Neil Bhandar: Revolutionizing Decision-Making Through Advanced Digital Strategies

Digital transformation has become a constant buzzword, but few executives can articulate what meaningful decision intelligence actually looks like in practice. Neil Bhandar, Vice President of Enterprise Data, Analytics and Innovation at Generac Power Systems, brings uncommon clarity to this conversation. With experience spanning industries such as semiconductors, management consulting, consumer packaged goods, financial services, and industrial manufacturing, Neil has developed practical frameworks that help companies move beyond superficial analytics toward genuine decision intelligence.

Building a Ladder of Decision-Making

Neil approaches business intelligence as a progressive ladder rather than a single capability. “The ladder of decision making starts with some foundational theme data that then leads into analytics and reporting, using the See-Think-Act, framework” he explains. “The next rung of that ladder is the; predictive analytics, where you’ve got models that inform decisions, inform humans to take action.”

From there, organizations can advance to optimization, using models that don’t just make predictions but recommend the best possible options based on specific criteria. The highest level, features autonomous systems making decisions independently. According to Neil, most businesses remain at the beginning stages of this journey. “There’s a huge amount of confusion when I talk to people between what is considered analytics and what is considered decision intelligence,” he notes. “Most people don’t see the difference between the two. To them, having a dashboard is analytics, which it is in a rudimentary form.”

One of the biggest pitfalls Neil sees is, companies pursuing digital initiatives simply because they’re trendy or because executives fear FOBLB, fear of being left behind. “I just came back from a large conference where I made a comment, it’s raining AI. You couldn’t talk to anyone without the word AI being dropped within the first five minutes,” he shares. This pattern reminds him of previous technology waves. “I remember attending that same conference over 10 years ago and the whole discussion and energy was around big data. And we know where big data investments have landed, right? None of them delivered the kind of value that was perceived.”

The solution, according to Neil, is tying digital initiatives to concrete use cases. “This is not a PowerPoint exercise. This needs to tie back to something very real, something that probably about 20, 30, 40% of the company uses, interacts and benefits from. This cannot be an ivory tower exercise for the board.”

Emphasizing the Human Role in Decisions

While technology provides powerful capabilities, Neil emphasizes that effective decision-making remains fundamentally human. “All decisions are basically a combination of habits and behaviors,” he explains. “If you’re going to get people to use these models to make decisions, they have to have some ability and ownership into the decision outcomes.” This requires looking beyond immediate impacts. “They need to understand the implications of it. Not the first order impact, but what happens after that. Think of counterfactuals in terms of what if you didn’t make this decision or if you made a different decision.” This comprehensive approach isn’t purely analytical—it’s about leadership.

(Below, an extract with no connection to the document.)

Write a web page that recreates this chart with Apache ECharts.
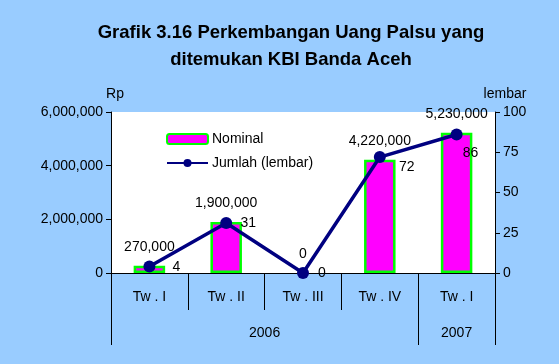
<!DOCTYPE html>
<html>
<head>
<meta charset="utf-8">
<script src="https://cdn.jsdelivr.net/npm/echarts@6/dist/echarts.min.js"></script>
<style>
  html, body { margin: 0; padding: 0; background: #99CCFF; }
  #chart { width: 559px; height: 364px; }
</style>
</head>
<body>
<div id="chart"></div>
<script>
// Quarter labels (first level) and year groups (second level)
const quarters = ['Tw . I', 'Tw . II', 'Tw . III', 'Tw . IV', 'Tw . I'];
const years = ['2006', '2007'];
const yearSpans = [4, 1]; // number of quarters in each year group

// Nominal value of counterfeit money found (Rp)
const nominal = [270000, 1900000, 0, 4220000, 5230000];
// Number of counterfeit notes (lembar)
const jumlah = [4, 31, 0, 72, 86];

// Axis tick settings
const leftMax = 6000000, leftStep = 2000000;
const rightMax = 100, rightStep = 25;

// Label placement for the line values, relative to each point
const jumlahLabelShift = [[27, 1], [22, 0], [19, 0], [27, 10], [14, 19]];

const fmt = v => Number(v).toLocaleString('en-US');

// Year group boundaries and centres, in units of quarters
const yearEdges = [0];
const yearCentres = [];
yearSpans.forEach((s, i) => {
  const start = yearEdges[yearEdges.length - 1];
  yearCentres.push(start + s / 2);
  yearEdges.push(start + s);
});

const font = 'Liberation Sans, Arial, sans-serif';
const chart = echarts.init(document.getElementById('chart'));

chart.setOption({
  backgroundColor: '#99CCFF',
  animation: false,
  textStyle: { fontFamily: font, color: '#000' },
  title: {
    text: 'Grafik 3.16 Perkembangan Uang Palsu yang\nditemukan KBI Banda Aceh',
    left: 286,
    textAlign: 'center',
    top: 14,
    textStyle: { fontSize: 18.5, fontWeight: 'bold', lineHeight: 27, color: '#000', fontFamily: font }
  },
  legend: {
    orient: 'vertical',
    left: 161,
    top: 127,
    itemWidth: 41,
    itemHeight: 10,
    itemGap: 10,
    textStyle: { fontSize: 14, color: '#000', fontFamily: font, padding: [0, 0, 0, -1] },
    data: ['Nominal', 'Jumlah (lembar)']
  },
  grid: {
    left: 111, right: 64, top: 112, bottom: 91,
    show: true, backgroundColor: '#FFFFFF', borderWidth: 0
  },
  xAxis: [
    {
      type: 'category',
      data: quarters,
      position: 'bottom',
      axisLine: { lineStyle: { color: '#000', width: 1 } },
      axisTick: { show: true, length: 37, interval: 0, lineStyle: { color: '#000' } },
      axisLabel: { interval: 0, margin: 17, fontSize: 14, color: '#000', fontFamily: font },
      splitLine: { show: false }
    },
    {
      type: 'value',
      min: 0,
      max: quarters.length,
      position: 'bottom',
      axisLine: { show: false },
      axisTick: { show: true, length: 72, customValues: yearEdges, lineStyle: { color: '#000' } },
      axisLabel: {
        customValues: yearCentres,
        margin: 53,
        fontSize: 14,
        color: '#000',
        fontFamily: font,
        formatter: v => years[yearCentres.indexOf(v)] || ''
      },
      splitLine: { show: false }
    }
  ],
  yAxis: [
    {
      type: 'value',
      min: 0, max: leftMax, interval: leftStep,
      position: 'left',
      name: 'Rp',
      nameGap: 11,
      nameTextStyle: { fontSize: 14, color: '#000', fontFamily: font, padding: [0, 0, 0, 8] },
      axisLine: { show: true, lineStyle: { color: '#000' } },
      axisTick: { show: true, length: 5, lineStyle: { color: '#000' } },
      axisLabel: { fontSize: 14, color: '#000', margin: 8, formatter: fmt, fontFamily: font },
      splitLine: { show: false }
    },
    {
      type: 'value',
      min: 0, max: rightMax, interval: rightStep,
      position: 'right',
      name: 'lembar',
      nameGap: 11,
      nameTextStyle: { fontSize: 14, color: '#000', fontFamily: font, padding: [0, 0, 0, 20] },
      axisLine: { show: true, lineStyle: { color: '#000' } },
      axisTick: { show: true, length: 5, lineStyle: { color: '#000' } },
      axisLabel: { fontSize: 14, color: '#000', margin: 8, fontFamily: font },
      splitLine: { show: false }
    }
  ],
  series: [
    {
      name: 'Nominal',
      type: 'bar',
      xAxisIndex: 0,
      yAxisIndex: 0,
      // an empty bar gets no outline
      data: nominal.map(v => v === 0 ? { value: v, itemStyle: { borderWidth: 0 } } : v),
      barWidth: '41%',
      itemStyle: { color: '#FF00FF', borderColor: '#00FF00', borderWidth: 2.5 },
      label: {
        show: true, position: 'top', distance: 12,
        fontSize: 14, color: '#000', fontFamily: font,
        formatter: p => fmt(p.value)
      }
    },
    {
      name: 'Jumlah (lembar)',
      type: 'line',
      xAxisIndex: 0,
      yAxisIndex: 1,
      data: jumlah.map((v, i) => ({
        value: v,
        label: { offset: jumlahLabelShift[i] }
      })),
      symbol: 'circle',
      symbolSize: 12,
      lineStyle: { color: '#000080', width: 3.5 },
      itemStyle: { color: '#000080' },
      label: {
        show: true, position: 'inside',
        fontSize: 14, color: '#000', fontFamily: font
      },
      z: 3
    }
  ]
});
</script>
</body>
</html>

Adapting Digital Strategy to Context

Neil cautions against one-size-fits-all approaches to digital transformation. “The concept of what is a digital strategy is important,” he notes. “A digital strategy is nothing but doing what you were doing, but using right kinds of tools, technologies to make it more efficient, more traceable, having less human touch, minimizing error and risks.” This means strategies must be tailored to specific industry contexts. “What might work for a Google, Netflix and Amazon from a digital transformation perspective may never work for a luggage manufacturer or a truck manufacturer,” Neil points out.

The key is finding the right approach for each specific situation—what Neil calls “fitness for purpose.” It’s not just having the right tool for the right job, but understanding the right context in which you are operating. Through this practical, contextual approach to decision intelligence, Neil is helping companies move beyond buzzwords to meaningful business transformation.